- **EXERCISE REQUIREMENTS**
Extract the full listing verbatim and drop any pictures from your copy.

- **DATASET CONTENT**
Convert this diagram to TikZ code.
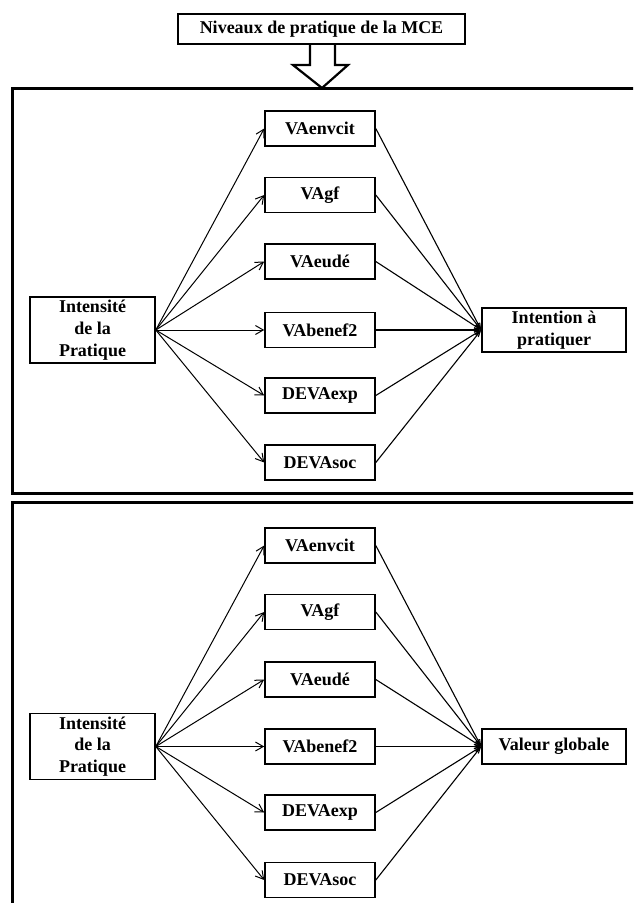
\documentclass[tikz,border=0pt]{standalone}
\usepackage{fontspec}
\setmainfont{Liberation Serif}
\usetikzlibrary{arrows.meta}
\begin{document}
\begin{tikzpicture}[x=1pt,y=-1pt,
  txt/.style={font=\bfseries\fontsize{18}{21.7}\selectfont, align=center, inner sep=0pt},
  vbox/.style={txt, draw, line width=1.6pt, minimum width=110pt, minimum height=35pt},
  srcbox/.style={txt, draw, line width=1.6pt, minimum width=125pt, minimum height=66pt},
  tgtbox/.style={txt, draw, line width=1.6pt, minimum width=144pt},
  titlebox/.style={txt, draw, line width=2.6pt, minimum width=287pt, minimum height=30pt},
  panel/.style={draw, line width=3pt},
  link/.style={line width=1pt, -{Straight Barb[angle=60:9pt]}},
  plain/.style={line width=1.1pt, -{Straight Barb[angle=40:6pt]}}
]
\clip (0,0) rectangle (633,903);
\fill[white] (0,0) rectangle (633,903);

% title and hollow arrow
\node[titlebox] (title) at (321.5,29) {Niveaux de pratique de la MCE};
\draw[line width=2.2pt, line join=miter] (310,44) -- (310,65) -- (293,65) -- (322,88) -- (348,65) -- (335,65) -- (335,44);

% panels
\draw[panel] (12,88) rectangle (650,493);
\draw[panel] (12,502) rectangle (650,920);

% ---------- top panel ----------
\node[srcbox] (s1) at (92.5,330) {Intensité\\de la\\Pratique};
\node[tgtbox, minimum height=44pt] (t1) at (554,330) {Intention à\\pratiquer};
\node[vbox] (a1) at (320,128.5) {VAenvcit};
\node[vbox] (b1) at (320,195) {VAgf};
\node[vbox] (c1) at (320,261.5) {VAeudé};
\node[vbox] (d1) at (320,330) {VAbenef2};
\node[vbox] (e1) at (320,395.5) {DEVAexp};
\node[vbox] (f1) at (320,462.5) {DEVAsoc};
\foreach \n in {a1,b1,c1,d1,e1,f1}{
  \draw[link] (s1.east) -- (\n.west);
  \draw[plain] (\n.east) -- (t1.west);
}

% ---------- bottom panel ----------
\node[srcbox] (s2) at (92.5,746.5) {Intensité\\de la\\Pratique};
\node[tgtbox, minimum height=35pt] (t2) at (554,746.5) {Valeur globale};
\node[vbox] (a2) at (320,545.5) {VAenvcit};
\node[vbox] (b2) at (320,612) {VAgf};
\node[vbox] (c2) at (320,679.5) {VAeudé};
\node[vbox] (d2) at (320,746.5) {VAbenef2};
\node[vbox] (e2) at (320,812.5) {DEVAexp};
\node[vbox] (f2) at (320,880) {DEVAsoc};
\foreach \n in {a2,b2,c2,d2,e2,f2}{
  \draw[link] (s2.east) -- (\n.west);
  \draw[plain] (\n.east) -- (t2.west);
}
\end{tikzpicture}
\end{document}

- **RIGHT ANSWER**
Convert this diagram to TikZ code.
\documentclass[tikz,border=0pt]{standalone}
\usepackage{fontspec}
\setmainfont{Liberation Serif}
\usetikzlibrary{arrows.meta}
\begin{document}
\begin{tikzpicture}[x=1pt,y=-1pt,
  txt/.style={font=\bfseries\fontsize{18}{21.7}\selectfont, align=center, inner sep=0pt},
  vbox/.style={txt, draw, line width=1.6pt, minimum width=110pt, minimum height=35pt},
  srcbox/.style={txt, draw, line width=1.6pt, minimum width=125pt, minimum height=66pt},
  tgtbox/.style={txt, draw, line width=1.6pt, minimum width=144pt},
  titlebox/.style={txt, draw, line width=2.6pt, minimum width=287pt, minimum height=30pt},
  panel/.style={draw, line width=3pt},
  link/.style={line width=1pt, -{Straight Barb[angle=60:9pt]}},
  plain/.style={line width=1.1pt, -{Straight Barb[angle=40:6pt]}}
]
\clip (0,0) rectangle (633,903);
\fill[white] (0,0) rectangle (633,903);

% title and hollow arrow
\node[titlebox] (title) at (321.5,29) {Niveaux de pratique de la MCE};
\draw[line width=2.2pt, line join=miter] (310,44) -- (310,65) -- (293,65) -- (322,88) -- (348,65) -- (335,65) -- (335,44);

% panels
\draw[panel] (12,88) rectangle (650,493);
\draw[panel] (12,502) rectangle (650,920);

% ---------- top panel ----------
\node[srcbox] (s1) at (92.5,330) {Intensité\\de la\\Pratique};
\node[tgtbox, minimum height=44pt] (t1) at (554,330) {Intention à\\pratiquer};
\node[vbox] (a1) at (320,128.5) {VAenvcit};
\node[vbox] (b1) at (320,195) {VAgf};
\node[vbox] (c1) at (320,261.5) {VAeudé};
\node[vbox] (d1) at (320,330) {VAbenef2};
\node[vbox] (e1) at (320,395.5) {DEVAexp};
\node[vbox] (f1) at (320,462.5) {DEVAsoc};
\foreach \n in {a1,b1,c1,d1,e1,f1}{
  \draw[link] (s1.east) -- (\n.west);
  \draw[plain] (\n.east) -- (t1.west);
}

% ---------- bottom panel ----------
\node[srcbox] (s2) at (92.5,746.5) {Intensité\\de la\\Pratique};
\node[tgtbox, minimum height=35pt] (t2) at (554,746.5) {Valeur globale};
\node[vbox] (a2) at (320,545.5) {VAenvcit};
\node[vbox] (b2) at (320,612) {VAgf};
\node[vbox] (c2) at (320,679.5) {VAeudé};
\node[vbox] (d2) at (320,746.5) {VAbenef2};
\node[vbox] (e2) at (320,812.5) {DEVAexp};
\node[vbox] (f2) at (320,880) {DEVAsoc};
\foreach \n in {a2,b2,c2,d2,e2,f2}{
  \draw[link] (s2.east) -- (\n.west);
  \draw[plain] (\n.east) -- (t2.west);
}
\end{tikzpicture}
\end{document}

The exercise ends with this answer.